Marcel Orford-Williams
One must never forget that at its base the wine industry is about fruit farming. Quality starts in the vineyard and the vine is a Mediterranean plant, by nature: a creeper. It’s mostly very accommodating, not needing much in the way of soil. Water is needed, more or less depending on grape varieties, and, from time to time a little bit of organic material. Ultimately, we are of course dependent on nature and it is up to us to adapt to its caprices. And good growers are becoming very good at adapting to what nature gives.
Richard and Pascal Jaume supply The Society’s Côtes-du-Rhône and as I write, I am soon to go out to see them in order to blend the 2019 edition of this excellent wine. They are masters at adapting.
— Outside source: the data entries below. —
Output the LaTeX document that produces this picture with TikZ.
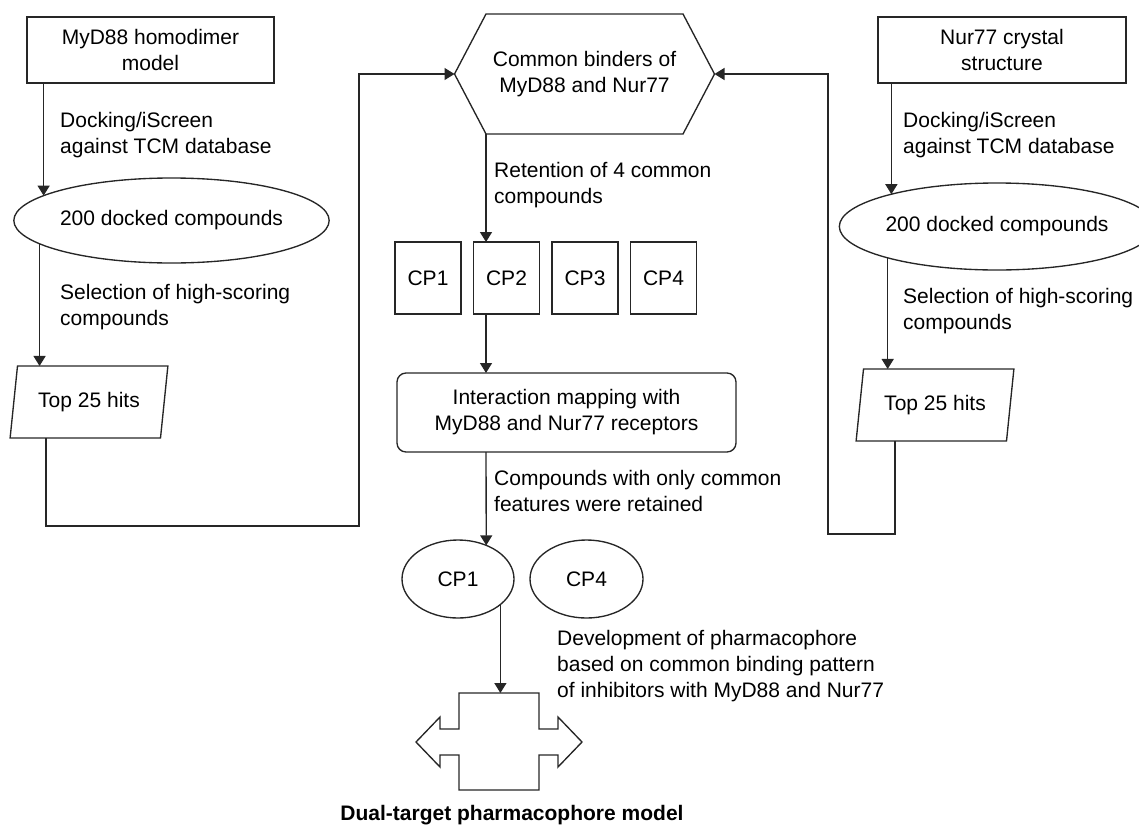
\documentclass[tikz,border=0pt]{standalone}
\usepackage{fontspec}
\setmainfont{Liberation Sans}
\usetikzlibrary{shapes.geometric,arrows.meta}
\begin{document}
\begin{tikzpicture}[x=1pt,y=-1pt,
  every node/.style={font=\fontsize{21}{26}\selectfont},
  line/.style={draw=black!85, line width=1.35pt},
  arr/.style={line, -{Triangle[length=10pt,width=12pt]}},
  boxnode/.style={draw=black!85, line width=1.35pt, rectangle, align=center, inner sep=0pt, outer sep=0pt},
  ellnode/.style={draw=black!85, line width=1.35pt, ellipse, inner sep=0pt, outer sep=0pt, align=center},
  para/.style={draw=black!85, line width=1.35pt, trapezium, trapezium left angle=75, trapezium right angle=105, trapezium stretches=true, inner sep=0pt, outer sep=0pt, minimum width=158pt, minimum height=72pt},
  lbl/.style={anchor=west, align=left, inner sep=0pt}]
\useasboundingbox (0,0) rectangle (1139,827);

% left column
\node[boxnode, minimum width=247pt, minimum height=66pt] (b1) at (150.5,50) {MyD88 homodimer\\model};
\node[ellnode, minimum width=299pt, minimum height=85pt] (e1) at (171.5,220.5) {200 docked compounds};
\node[para] (p1) at (89,402) {Top 25 hits};
\node[lbl] (t1) at (60,135) {Docking/iScreen\\against TCM database};
\node[lbl] (t2) at (60,307) {Selection of high-scoring\\compounds};

% right column
\node[boxnode, minimum width=248pt, minimum height=66pt] (b2) at (1002,50) {Nur77 crystal\\structure};
\node[ellnode, minimum width=282pt, minimum height=87pt] (e2) at (997,226.5) {200 docked compounds};
\node[para] (p2) at (935,405) {Top 25 hits};
\node[lbl] (t3) at (903,135) {Docking/iScreen\\against TCM database};
\node[lbl] (t4) at (903,311) {Selection of high-scoring\\compounds};

% hexagon
\node[inner sep=0pt, outer sep=0pt, minimum width=260pt, minimum height=120pt, align=center] (hex) at (584.5,74) {Common binders of\\MyD88 and Nur77};
\draw[line] (hex.west) -- ([xshift=31.5pt]hex.north west) -- ([xshift=-31.5pt]hex.north east) -- (hex.east) -- ([xshift=-31.5pt]hex.south east) -- ([xshift=31.5pt]hex.south west) -- cycle;
\coordinate (hexBL) at ([xshift=31.5pt]hex.south west);
\node[lbl] (t5) at (494,185) {Retention of 4 common\\compounds};

% CP boxes
\node[boxnode, minimum width=66pt, minimum height=72pt] (cp1) at (428,278) {CP1};
\node[boxnode, minimum width=66pt, minimum height=72pt] (cp2) at (506.5,278) {CP2};
\node[boxnode, minimum width=66pt, minimum height=72pt] (cp3) at (585,278) {CP3};
\node[boxnode, minimum width=66pt, minimum height=72pt] (cp4) at (663.5,278) {CP4};

% interaction mapping
\node[boxnode, rounded corners=9pt, minimum width=339pt, minimum height=79pt] (rb) at (566.5,412.5) {Interaction mapping with\\MyD88 and Nur77 receptors};
\node[lbl] (t6) at (494,491) {Compounds with only common\\features were retained};

% CP ellipses
\node[ellnode, minimum width=112pt, minimum height=78pt] (c1) at (458,579) {CP1};
\node[ellnode, minimum width=113pt, minimum height=78pt] (c4) at (586.5,579) {CP4};
\node[lbl] (t7) at (557,666) {Development of pharmacophore\\based on common binding pattern\\of inhibitors with MyD88 and Nur77};

% pharmacophore shape
\node[inner sep=0pt, outer sep=0pt, minimum width=80pt, minimum height=97pt] (ph) at (499,741.5) {};
\draw[line, shift={(ph.center)}] (-40,-48.5) -- (40,-48.5) -- (40,-12.5) -- (59,-12.5) -- (59,-24.5) -- (83,0.5) -- (59,25.5) -- (59,13.5) -- (40,13.5) -- (40,48.5) -- (-40,48.5) -- (-40,13.5) -- (-59,13.5) -- (-59,25.5) -- (-83,0.5) -- (-59,-24.5) -- (-59,-12.5) -- (-40,-12.5) -- cycle;
\node[font=\fontsize{21}{26}\selectfont\bfseries] (title) at (512,815) {Dual-target pharmacophore model};

% connectors
\draw[arr] (b1.south -| e1.169.75) -- (e1.169.75);
\draw[arr] (e1.190.25) -- (e1.190.25 |- p1.north);
\coordinate (cL1) at (46,526);
\coordinate (cL2) at (359,526);
\draw[arr] (p1.south -| cL1) -- (cL1) -- (cL2) -- (cL2 |- hex.west) -- (hex.west);

\draw[arr] (b2.south -| e2.163.6) -- (e2.163.6);
\draw[arr] (e2.196.4) -- (e2.196.4 |- p2.north);
\coordinate (cR1) at (895,534);
\coordinate (cR2) at (828,534);
\draw[arr] (p2.south -| cR1) -- (cR1) -- (cR2) -- (cR2 |- hex.east) -- (hex.east);

\draw[arr] (hexBL) -- (hexBL |- cp2.north);
\draw[arr] (cp2.south -| hexBL) -- (rb.north -| hexBL);
\draw[arr] (rb.south -| hexBL) -- (c1.50.4);
\draw[arr] (c1.329.8) -- (c1.329.8 |- ph.north);
\end{tikzpicture}
\end{document}
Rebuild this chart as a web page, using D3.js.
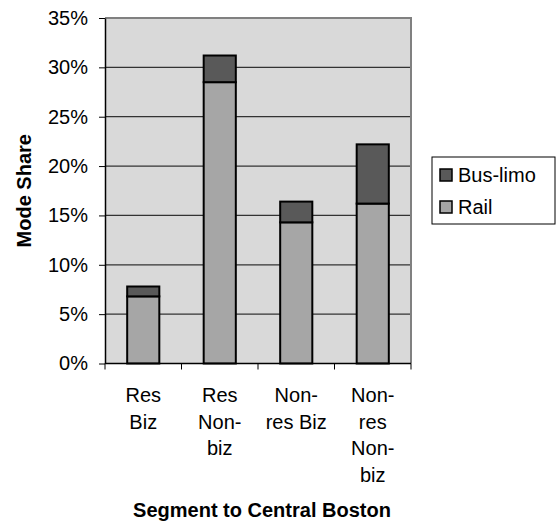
<!DOCTYPE html>
<html>
    <head>
        <meta charset="utf-8">
        <script src="https://d3js.org/d3.v7.min.js"></script>
        <style>
            body { margin: 0; background: #ffffff; }
            #chart .font { font-family: "Liberation Sans", Arial, sans-serif; fill: #000000; }
            #chart .tick-label { font-size: 20px; }
            #chart .axis-title { font-size: 20px; font-weight: bold; }
            #chart .legend-text { font-size: 20px; }
        </style>
    </head>
    <body>
        <script>
            const SVG_WIDTH = 556;
            const SVG_HEIGHT = 525;
            const PLOT_LEFT = 105;
            const PLOT_RIGHT = 411;
            const PLOT_TOP = 18;
            const PLOT_BOTTOM = 363.5;

            // data
            const CATEGORIES = ["Res Biz", "Res Nonbiz", "Non-res Biz", "Non-res Nonbiz"];
            const CATEGORY_LINES = [
                ["Res", "Biz"],
                ["Res", "Non-", "biz"],
                ["Non-", "res Biz"],
                ["Non-", "res", "Non-", "biz"]
            ];
            const RAIL = [0.068, 0.285, 0.143, 0.162];
            const BUS_LIMO = [0.010, 0.027, 0.021, 0.060];
            const Y_TICKS = [0, 0.05, 0.10, 0.15, 0.20, 0.25, 0.30, 0.35];
            const SERIES_NAMES = ["Bus-limo", "Rail"];
            const SERIES_COLORS = {"Rail": "#a6a6a6", "Bus-limo": "#595959"};

            var rows = CATEGORIES.map(function(c, i) {
                return {category: c, Rail: RAIL[i], "Bus-limo": BUS_LIMO[i]};
            });
            var stacked = d3.stack().keys(["Rail", "Bus-limo"])(rows);

            var svg = d3.select("body")
                .append("svg")
                .attr("id", "chart")
                .attr("width", SVG_WIDTH)
                .attr("height", SVG_HEIGHT);

            var xScale = d3.scaleBand()
                .domain(CATEGORIES)
                .range([PLOT_LEFT, PLOT_RIGHT])
                .padding(0);
            var yScale = d3.scaleLinear()
                .domain([0, 0.35])
                .range([PLOT_BOTTOM, PLOT_TOP]);

            // plot background
            svg.append("rect")
                .attr("x", PLOT_LEFT)
                .attr("y", PLOT_TOP)
                .attr("width", PLOT_RIGHT - PLOT_LEFT)
                .attr("height", PLOT_BOTTOM - PLOT_TOP)
                .attr("fill", "#d9d9d9");

            // gridlines
            svg.selectAll(".grid")
                .data(Y_TICKS.filter(function(d) { return d > 0; }))
                .enter()
                .append("line")
                .attr("x1", PLOT_LEFT)
                .attr("x2", PLOT_RIGHT)
                .attr("y1", function(d) { return yScale(d); })
                .attr("y2", function(d) { return yScale(d); })
                .attr("stroke", "#333333")
                .attr("stroke-width", 1.3);

            // top and right border
            svg.append("path")
                .attr("d", "M" + PLOT_LEFT + "," + PLOT_TOP + "H" + PLOT_RIGHT + "V" + PLOT_BOTTOM)
                .attr("fill", "none")
                .attr("stroke", "#808080")
                .attr("stroke-width", 2);

            // bars
            var barWidth = xScale.bandwidth() * 0.42;
            svg.selectAll(".series")
                .data(stacked)
                .enter()
                .append("g")
                .attr("fill", function(d) { return SERIES_COLORS[d.key]; })
                .selectAll("rect")
                .data(function(d) { return d; })
                .enter()
                .append("rect")
                .attr("x", function(d) { return xScale(d.data.category) + (xScale.bandwidth() - barWidth) / 2; })
                .attr("y", function(d) { return yScale(d[1]); })
                .attr("width", barWidth)
                .attr("height", function(d) { return yScale(d[0]) - yScale(d[1]); })
                .attr("stroke", "#000000")
                .attr("stroke-width", 2);

            // y axis
            var yAxis = d3.axisLeft(yScale)
                .tickValues(Y_TICKS)
                .tickSize(6)
                .tickSizeOuter(0)
                .tickPadding(11)
                .tickFormat(d3.format(".0%"));
            var yAxisGroup = svg.append("g")
                .attr("transform", "translate(" + PLOT_LEFT + ",0)")
                .call(yAxis);
            yAxisGroup.attr("font-family", null).attr("font-size", null);
            yAxisGroup.select(".domain").attr("stroke", "#000000").attr("stroke-width", 1.5);
            yAxisGroup.selectAll("line").attr("stroke", "#000000");
            yAxisGroup.selectAll("text").attr("class", "font tick-label");

            // x axis (ticks at band edges)
            var xAxisGroup = svg.append("g")
                .attr("transform", "translate(0," + PLOT_BOTTOM + ")");
            xAxisGroup.append("line")
                .attr("x1", PLOT_LEFT)
                .attr("x2", PLOT_RIGHT)
                .attr("stroke", "#000000")
                .attr("stroke-width", 1.5);
            var edges = CATEGORIES.map(function(c) { return xScale(c); }).concat([PLOT_RIGHT]);
            xAxisGroup.selectAll(".xtick")
                .data(edges)
                .enter()
                .append("line")
                .attr("x1", function(d) { return d; })
                .attr("x2", function(d) { return d; })
                .attr("y1", 0)
                .attr("y2", 6)
                .attr("stroke", "#000000");

            // category labels
            var catLabels = svg.selectAll(".cat")
                .data(CATEGORIES)
                .enter()
                .append("text")
                .attr("class", "font tick-label")
                .attr("text-anchor", "middle");
            catLabels.each(function(c, i) {
                var t = d3.select(this);
                CATEGORY_LINES[i].forEach(function(line, j) {
                    t.append("tspan")
                        .attr("x", xScale(c) + xScale.bandwidth() / 2)
                        .attr("y", 402 + j * 26.6)
                        .text(line);
                });
            });

            // axis titles
            svg.append("text")
                .attr("class", "font axis-title")
                .attr("text-anchor", "middle")
                .attr("x", 262)
                .attr("y", 517)
                .text("Segment to Central Boston");
            svg.append("text")
                .attr("class", "font axis-title")
                .attr("text-anchor", "middle")
                .attr("transform", "translate(31," + ((PLOT_TOP + PLOT_BOTTOM) / 2) + ") rotate(-90)")
                .text("Mode Share");

            // legend
            var legend = svg.append("g").attr("transform", "translate(432,157)");
            legend.append("rect")
                .attr("x", 0)
                .attr("y", 0)
                .attr("width", 123)
                .attr("height", 67)
                .attr("fill", "#ffffff")
                .attr("stroke", "#000000")
                .attr("stroke-width", 1);
            var items = legend.selectAll(".item")
                .data(SERIES_NAMES)
                .enter()
                .append("g")
                .attr("transform", function(d, i) { return "translate(8," + (18 + i * 32) + ")"; });
            items.append("rect")
                .attr("x", 0)
                .attr("y", -6)
                .attr("width", 12)
                .attr("height", 12)
                .attr("fill", function(d) { return SERIES_COLORS[d]; })
                .attr("stroke", "#000000")
                .attr("stroke-width", 1.5);
            items.append("text")
                .attr("class", "font legend-text")
                .attr("x", 18)
                .attr("y", 7)
                .text(function(d) { return d; });
        </script>
    </body>
</html>
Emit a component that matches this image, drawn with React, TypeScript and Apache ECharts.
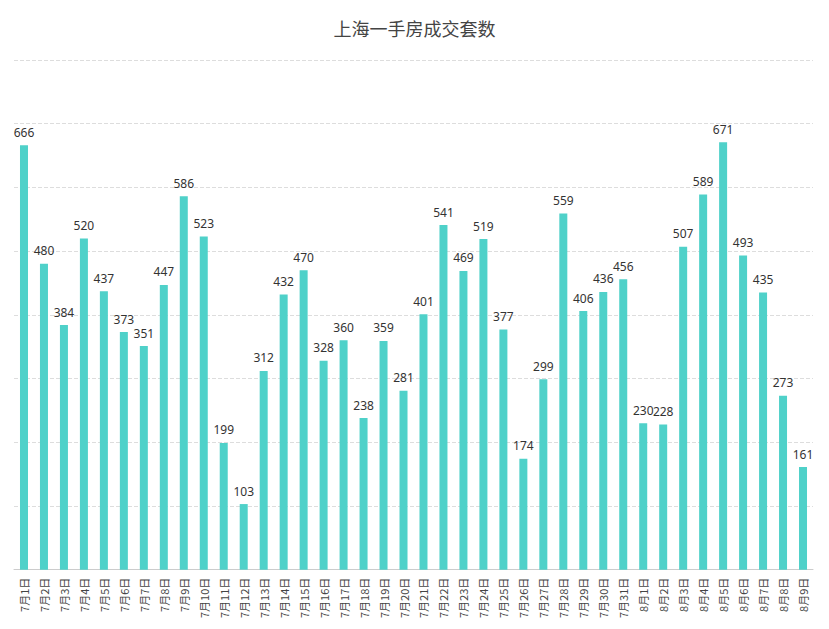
import { useEffect, useRef } from 'react';
import * as echarts from 'echarts';

const days = [
  ...Array.from({ length: 31 }, (_, i) => `7月${i + 1}日`),
  ...Array.from({ length: 9 }, (_, i) => `8月${i + 1}日`),
];
const sales = [
  666, 480, 384, 520, 437, 373, 351, 447, 586, 523, 199, 103, 312, 432, 470, 328, 360, 238, 359, 281,
  401, 541, 469, 519, 377, 174, 299, 559, 406, 436, 456, 230, 228, 507, 589, 671, 493, 435, 273, 161,
];

export default function App() {
  const ref = useRef(null);

  useEffect(() => {
    const chart = echarts.init(ref.current, null, { renderer: 'svg' });
    chart.setOption({
      animation: false,
      title: {
        text: '上海一手房成交套数',
        left: 'center',
        top: 6,
        textStyle: { fontSize: 18, fontWeight: 'normal', color: '#444', fontFamily: 'Noto Sans CJK SC' },
      },
      grid: { left: 6, right: 8, top: 52, bottom: 49 },
      xAxis: {
        type: 'category',
        data: days,
        axisLine: { lineStyle: { color: '#ccc' } },
        axisTick: { lineStyle: { color: '#ccc' } },
        axisLabel: { rotate: 90, interval: 0, color: '#444', fontSize: 11, fontFamily: 'Noto Sans CJK SC' },
      },
      yAxis: {
        type: 'value',
        min: 0,
        max: 800,
        interval: 100,
        axisLabel: { show: false },
        axisLine: { show: false },
        axisTick: { show: false },
        splitLine: { lineStyle: { type: 'dashed', color: '#ddd' } },
      },
      series: [
        {
          type: 'bar',
          data: sales,
          barWidth: 8,
          itemStyle: { color: '#4fd1c9' },
          label: { show: true, position: 'top', distance: 7, color: '#333', fontSize: 12, fontFamily: 'Noto Sans' },
        },
      ],
    });
    return () => chart.dispose();
  }, []);

  return <div ref={ref} style={{ width: 813, height: 613 }} />;
}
In 2017, it was drought and in 2018, it was a very wet and hot spring. In 2019, it will have been heat. But on each occasion, the challenges were met and they triumphed. I have already tasted the 2019s as very young wines in full fermentation and the signs are excellent. They are part of our Rhône story. I ought to mention Claude, their father, who still drives a tractor and offers his sixty years of wisdom to his sons. And then there is Nicole, the mother, who keeps the men in their places and keeps them (and myself!) fed.
Rhône vintages come in two kinds. Some like 2014 and 2012 are immediately accessible. Which isn’t to say that they don’t keep but they give pleasure from day one. Others though really do need time. 2013 was such a vintage. It was very late. So late, well into October, that one wondered if the grapes would ever ripen. But ripen they did and left us with some fine, somewhat austere wines that definitely needed time. Judging by Jaboulet’s Crozes-Hermitage Domaine de Thalabert, the time to enjoy them has arrived.